- 大学野球
2017.08.07 06:00
【新鋭校のチーム作り】報われるシステム作りと妥協なき姿勢を求めて(環太平洋大・野村昭彦監督)
2015年、2016年と2年連続で明治神宮大会8強に進んだ環太平洋大学(中国地区大学野球連盟)。指揮を執るのは就任5年目の野村昭彦監督だ。
野村監督は広島東洋カープ前監督の野村謙二郎氏の弟にあたり、大分・佐伯鶴城高校でエースとして甲子園8強、駒澤大では名将・太田誠元監督のもとで主将を務め、日本石油(現JX-ENEOS)では都市対抗野球優勝2度を経験してきた名選手だ。

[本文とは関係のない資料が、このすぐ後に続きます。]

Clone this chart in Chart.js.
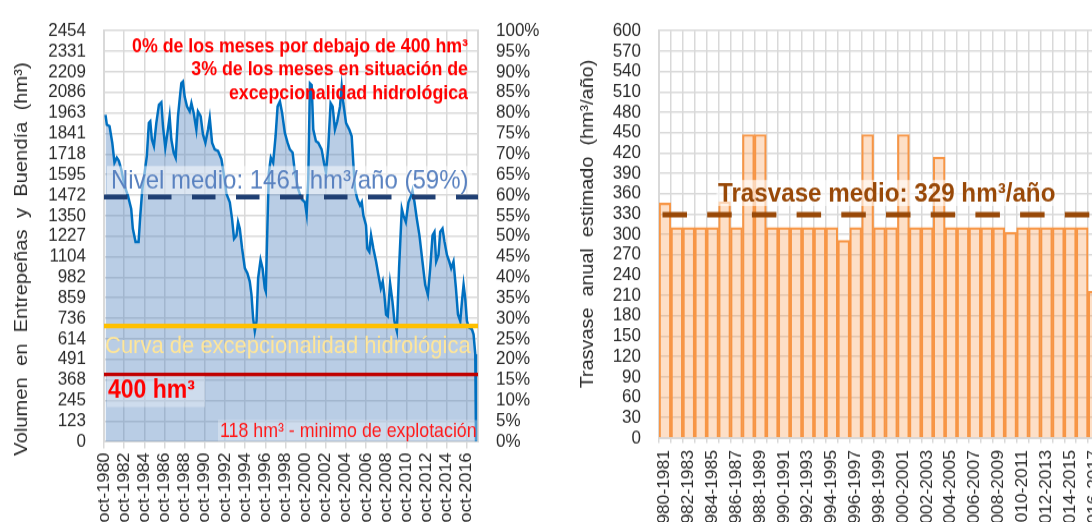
<!DOCTYPE html>
<html><head><meta charset="utf-8">
<script src="https://cdn.jsdelivr.net/npm/chart.js@4.4.1/dist/chart.umd.min.js"></script>
<style>
html,body{margin:0;padding:0;background:#fff;overflow:hidden;width:1092px;height:522px;position:relative;}
canvas{position:absolute;top:0;transform:scaleY(1.08977);transform-origin:0 0;}
#c1{left:0;}
#c2{left:560px;}
</style></head><body>
<canvas id="c1" width="560" height="479"></canvas>
<canvas id="c2" width="560" height="479"></canvas>
<script>
// ---------- DATA: left panel (monthly volume) ----------
const volumeDates = [1980.90,1981.03,1981.30,1981.57,1981.79,1982.02,1982.22,1982.46,1982.79,1983.12,1983.45,1983.61,1983.88,1984.18,1984.35,1984.55,1984.78,1985.00,1985.20,1985.34,1985.50,1985.70,1985.94,1986.20,1986.44,1986.60,1986.83,1987.09,1987.26,1987.43,1987.66,1987.86,1988.09,1988.25,1988.42,1988.58,1988.75,1988.98,1989.25,1989.42,1989.65,1989.91,1990.07,1990.34,1990.57,1990.81,1991.07,1991.24,1991.47,1991.73,1992.06,1992.40,1992.66,1992.90,1993.23,1993.45,1993.65,1993.89,1994.05,1994.22,1994.45,1994.72,1994.98,1995.21,1995.38,1995.54,1995.71,1995.88,1996.04,1996.28,1996.48,1996.70,1996.80,1996.97,1997.10,1997.30,1997.53,1997.77,1997.97,1998.20,1998.42,1998.69,1998.96,1999.19,1999.46,1999.69,2000.01,2000.35,2000.68,2000.85,2001.01,2001.18,2001.35,2001.51,2001.77,2002.00,2002.34,2002.57,2002.77,2003.00,2003.23,2003.43,2003.66,2003.89,2004.16,2004.33,2004.49,2004.76,2005.08,2005.32,2005.48,2005.65,2005.88,2006.15,2006.32,2006.48,2006.74,2006.87,2007.07,2007.24,2007.47,2007.74,2007.97,2008.21,2008.40,2008.56,2008.73,2008.90,2009.13,2009.36,2009.56,2009.80,2010.02,2010.29,2010.45,2010.69,2010.95,2011.22,2011.35,2011.55,2011.78,2012.04,2012.34,2012.61,2012.88,2013.11,2013.34,2013.53,2013.70,2013.93,2014.10,2014.33,2014.53,2014.77,2015.00,2015.19,2015.42,2015.66,2015.86,2016.09,2016.26,2016.42,2016.58,2016.75,2016.98,2017.25,2017.41,2017.58,2017.65];
const volumeValues = [1952,1893,1884,1785,1666,1696,1677,1627,1528,1469,1390,1272,1193,1193,1351,1508,1607,1706,1903,1913,1804,1765,1903,2012,2026,1884,1755,1864,1943,1804,1726,1696,1943,2041,2140,2150,2061,2002,1972,2022,1962,1864,1972,1943,1834,1785,1864,1933,1785,1745,1736,1686,1588,1479,1430,1331,1212,1232,1311,1272,1153,1035,1005,956,877,739,660,719,976,1085,1035,916,897,1311,1607,1696,1666,1824,2002,2032,1962,1844,1785,1745,1726,1607,1508,1449,1430,1360,1568,2140,2130,1864,1795,1785,1745,1666,1607,1765,2022,2002,1864,1913,2002,2120,2022,1903,1864,1824,1666,1508,1449,1410,1430,1351,1292,1153,1134,1232,1153,1075,996,916,956,877,759,749,946,838,719,660,1035,1390,1351,1311,1430,1469,1499,1430,1331,1232,1075,936,877,1035,1232,1252,1075,1114,1252,1272,1193,1114,1075,1035,1075,916,759,719,838,936,857,719,680,670,640,522,0];
const volumeTickLabels = ['0','123','245','368','491','614','736','859','982','1104','1227','1350','1472','1595','1718','1841','1963','2086','2209','2331','2454'];
const volumeAxisMax = 2454;
const xTickYears = [1980,1982,1984,1986,1988,1990,1992,1994,1996,1998,2000,2002,2004,2006,2008,2010,2012,2014,2016];
const xAxisStart = 1980.75, xAxisEnd = 2017.85;
const nivelMedio = 1461;
const curvaExcepcionalidad = 690;
const umbral400 = 400;

// ---------- DATA: right panel (annual transfer) ----------
const hydroYears = ['1980-1981','1981-1982','1982-1983','1983-1984','1984-1985','1985-1986','1986-1987','1987-1988','1988-1989','1989-1990','1990-1991','1991-1992','1992-1993','1993-1994','1994-1995','1995-1996','1996-1997','1997-1998','1998-1999','1999-2000','2000-2001','2001-2002','2002-2003','2003-2004','2004-2005','2005-2006','2006-2007','2007-2008','2008-2009','2009-2010','2010-2011','2011-2012','2012-2013','2013-2014','2014-2015','2015-2016','2016-2017'];
const trasvaseValues = [346,310,310,310,310,348,310,447,447,310,310,310,310,310,310,291,310,447,310,310,447,310,310,414,310,310,310,310,310,303,310,310,310,310,310,310,216];
const trasvaseMedio = 329;

// ---------- styling ----------
const SY = 522 / 479;          // vertical stretch of the reference picture
const v = px => px / SY;       // page y (px) -> canvas y
const FONT = "'Liberation Sans', Arial, sans-serif";
Chart.defaults.font.family = FONT;
Chart.defaults.color = '#2b2b2b';
const GRID = '#d9d9d9';

function hline(ctx, x0, x1, y, color, w, dash) {
  ctx.save();
  ctx.beginPath();
  ctx.strokeStyle = color; ctx.lineWidth = w; ctx.lineCap = 'butt';
  ctx.setLineDash(dash || []);
  ctx.moveTo(x0, y); ctx.lineTo(x1, y); ctx.stroke();
  ctx.restore();
}
function label(ctx, text, x, y, font, color, align, box) {
  ctx.save();
  if (box) { ctx.fillStyle = box.c; ctx.fillRect(box.x, box.y, box.w, box.h); }
  ctx.font = font; ctx.fillStyle = color; ctx.textAlign = align || 'left'; ctx.textBaseline = 'middle';
  ctx.fillText(text, x, y);
  ctx.restore();
}
function vtitle(ctx, text, x, y, font, color) {
  ctx.save();
  ctx.translate(x, y); ctx.rotate(-Math.PI / 2);
  ctx.font = font; ctx.fillStyle = color; ctx.textAlign = 'center'; ctx.textBaseline = 'middle';
  ctx.fillText(text, 0, 0);
  ctx.restore();
}

const leftOverlay = {
  id: 'leftOverlay',
  afterDatasetsDraw(chart) {
    const { ctx, chartArea: a, scales: { y } } = chart;
    hline(ctx, a.left, a.right, y.getPixelForValue(curvaExcepcionalidad), '#ffc000', 4.1);
    hline(ctx, a.left, a.right, y.getPixelForValue(umbral400), '#c00000', 3.2);
    hline(ctx, a.left, a.right, y.getPixelForValue(nivelMedio), '#1f3f73', 4.6, [23.5, 20.5]);
    const red = 'bold 17.8px ' + FONT;
    label(ctx, '0% de los meses por debajo de 400 hm³', 468, v(46.5), red, '#ff0000', 'right');
    label(ctx, '3% de los meses en situación de', 468, v(70), red, '#ff0000', 'right');
    label(ctx, 'excepcionalidad hidrológica', 468, v(94), red, '#ff0000', 'right');
    label(ctx, 'Nivel medio: 1461 hm³/año (59%)', 111, v(181), '24px ' + FONT, '#5a82c0', 'left',
      { x: 107, y: v(166), w: 365, h: v(28), c: 'rgba(255,255,255,0.5)' });
    label(ctx, 'Curva de excepcionalidad hidrológica', 105, v(347), '22px ' + FONT, '#ffe699', 'left');
    label(ctx, '400 hm³', 108, v(391), 'bold 23px ' + FONT, '#ff0000', 'left',
      { x: 107, y: v(376), w: 98, h: v(31), c: 'rgba(255,255,255,0.3)' });
    label(ctx, '118 hm³ - minimo de explotación', 220, v(432), '17.8px ' + FONT, '#ff1a1a', 'left',
      { x: 218, y: v(420), w: 259, h: v(21), c: 'rgba(255,255,255,0.3)' });
    vtitle(ctx, 'Volumen  en  Entrepeñas  y  Buendía  (hm³)', 22, v(259), '18.5px ' + FONT, '#2b2b2b');
  }
};

new Chart(document.getElementById('c1'), {
  type: 'line',
  data: {
    datasets: [{
      data: volumeDates.map((d, i) => ({ x: d, y: volumeValues[i] })),
      borderColor: '#0070c0', borderWidth: 2.5,
      backgroundColor: 'rgba(79,129,189,0.4)', fill: 'origin',
      pointRadius: 0, tension: 0, yAxisID: 'y'
    }, { data: [], yAxisID: 'y2' }]
  },
  options: {
    responsive: false, animation: false, devicePixelRatio: 1,
    layout: { padding: { top: v(27), left: 0, right: 0, bottom: 0 } },
    plugins: { legend: { display: false }, tooltip: { enabled: false } },
    scales: {
      x: {
        type: 'linear', min: xAxisStart, max: xAxisEnd,
        afterBuildTicks: s => { s.ticks = xTickYears.map(yv => ({ value: yv + 0.75 })); },
        ticks: { autoSkip: false, maxRotation: 90, minRotation: 90, padding: v(4), font: { size: 16.5 },
          callback: (val, i) => 'oct-' + xTickYears[i] },
        grid: { color: GRID, lineWidth: 1.5, tickLength: v(7) },
        border: { color: GRID, width: 2 },
        afterFit: s => { s.height = v(522 - 441.5); }
      },
      y: {
        position: 'left', min: 0, max: volumeAxisMax,
        afterBuildTicks: s => { s.ticks = volumeTickLabels.map((t, i) => ({ value: i * volumeAxisMax / 20 })); },
        ticks: { autoSkip: false, callback: (val, i) => volumeTickLabels[i], padding: 18, font: { size: 17 } },
        grid: { color: GRID, lineWidth: 1.5, drawTicks: false },
        border: { color: GRID, width: 2 },
        afterFit: s => { s.width = 104; }
      },
      y2: {
        position: 'right', min: 0, max: 100,
        ticks: { autoSkip: false, stepSize: 5, callback: val => val + '%', padding: 18, font: { size: 17 } },
        grid: { drawOnChartArea: false, drawTicks: false },
        border: { color: GRID, width: 2 },
        afterFit: s => { s.width = 82; }
      }
    }
  },
  plugins: [leftOverlay]
});

const rightOverlay = {
  id: 'rightOverlay',
  afterDatasetsDraw(chart) {
    const { ctx, chartArea: a, scales: { y } } = chart;
    hline(ctx, a.left + 3.5, a.right, y.getPixelForValue(trasvaseMedio), '#984807', 5, [24.5, 20.2]);
    label(ctx, 'Trasvase medio: 329 hm³/año', 158, v(194), 'bold 24.2px ' + FONT, '#984807', 'left',
      { x: 156.5, y: v(180), w: 339, h: v(26), c: 'rgba(255,255,255,0.6)' });
    vtitle(ctx, 'Trasvase  anual  estimado  (hm³/año)', 28, v(224), '18.2px ' + FONT, '#2b2b2b');
  }
};

new Chart(document.getElementById('c2'), {
  type: 'bar',
  data: {
    labels: hydroYears,
    datasets: [{
      data: trasvaseValues,
      backgroundColor: 'rgba(247,150,70,0.3)', borderColor: '#f79646', borderWidth: 1.5,
      barPercentage: 1, categoryPercentage: 1
    }]
  },
  options: {
    responsive: false, animation: false, devicePixelRatio: 1,
    layout: { padding: { top: v(27), left: 0, right: 19, bottom: 0 } },
    plugins: { legend: { display: false }, tooltip: { enabled: false } },
    scales: {
      x: {
        ticks: { autoSkip: false, maxRotation: 90, minRotation: 90, padding: v(7), font: { size: 16 },
          callback: (val, i) => (i % 2 === 0 ? hydroYears[i] : '') },
        grid: { color: GRID, lineWidth: 1.5, tickLength: v(5), offset: true },
        border: { color: GRID, width: 2 },
        afterFit: s => { s.height = v(522 - 438); }
      },
      y: {
        min: 0, max: 600,
        ticks: { autoSkip: false, stepSize: 30, padding: 18, font: { size: 17 } },
        grid: { color: GRID, lineWidth: 1.5, drawTicks: false },
        border: { color: GRID, width: 2 },
        afterFit: s => { s.width = 99; }
      }
    }
  },
  plugins: [rightOverlay]
});
</script>
</body></html>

そんな野村監督が日本石油と駒澤大のコーチを歴任した後、2013年に監督として就任したのが、当時創部7年目の環太平洋大だった。当時チームは中国地区大学野球連盟の2部リーグに低迷していたが、野村監督のもとで近年は全国大会上位を狙えるチームになってきた。
★成長の瞬間やきっかけを見逃さない
昨秋の明治神宮大会準々決勝、環太平洋大は佐々木千隼投手(現ロッテ)擁する桜美林大に敗れた。その試合後、野村監督は1人の選手を称えるとともに、他の選手たちに苦言を呈した。
7点ビハインドの8回裏に4年生エースの和田洸輝投手(現JR北海道硬式野球クラブ)が自らのバットで三塁打を放ち、一矢を報いた。そして、ベンチから差し出されたウィンドブレーカーの着用を拒んだ。
11月の寒さに加えて、雨も降りしきる中だったが「1点ずつ返していく」という姿勢をエース自ら示した。だが、次打者は空振り三振に終わった。9回も無得点に終わった。
「和田が気持ちを伝えたのに、それを返せなかった3年生以下に“何を教えてきたんだ”ということは言いました。1回1回リードオフもしていた和田の姿を、ベンチに出ていた者もスタンドにいた者も目に焼き付けておくようにと伝えました」
野村監督はこうした姿勢や振る舞いに関しては妥協なき姿勢を貫いている。「野球は人生そのものが出るんです」とも言う。そのため練習中は目を光らせ、気になったことがあれば、練習を1度止めてでも選手たちに改善点やその根拠を説いていく。そして、目を光らせるのはミスや短所ばかりではない。
「1球で下手になることもあれば、1球で上手くなったり、流れが変わるのが野球。そこを見逃さないようにしたいんです」と選手たちの成長やそのきっかけ作りにも心を砕く。
その最たるものが、年間通して多く行われる「部内リーグ」だ。155人の部員を4チームに分けて行う。チームの状況に合わせて戦力を均等にしたチーム編成にする場合もあれば、「学年の結束を高めて欲しい」と学年別にチームを編成することもある。
そして、そこで結果を残せば翌週から公式戦のベンチに入れることも多く、部内リーグには優勝チームへの理事長杯やMVP、首位打者のトロフィーまである。
岡田拓己内野手(3年・岡山東商)は、1年春にこの部内リーグで活躍しその年の6月からAチームに昇格。現在は主将を務める岡田は「みんなが上手くなれる環境があります」と話す。また野村監督も「頑張れば報われるシステム」と語る。こうすることで、全部員に競争意識が高まる。
この日の取材は、全体練習前に行われた。授業を終えた選手たちが続々と集まってくるが、先に着いた選手たちが学年に関係なく水撒きやグラウンド整備などを率先して行っていく。「自分たちが1球でも多く練習するためですから」と野村監督は平然と語るが、こうした細かな積み重ねが、全国大会の舞台で強豪校と互角に渡り合えている大きな要因であることは間違いない。
そして、その環境で過ごす4年間がかけがえのないものだと野村監督は言う。「18歳までの大きな夢である“甲子園”というものが終わった時にどう考えるか。1人との出会いで人生が変わることもある。大学は全国から人が来ていますから、その縁に気付いていくことができるはず。気持ちさえあれば伸びしろはいくらでもあるんです」
大学野球は高校時代に華々しい活躍した者しか立てない舞台ではない。有名選手はいなくても、それぞれが高め合うシステムを作り、その大切さに部員たちが気づいていくことができれば、全国大会で活躍を遂げることができる。
そうした説得力が環太平洋大のグラウンドにはあった。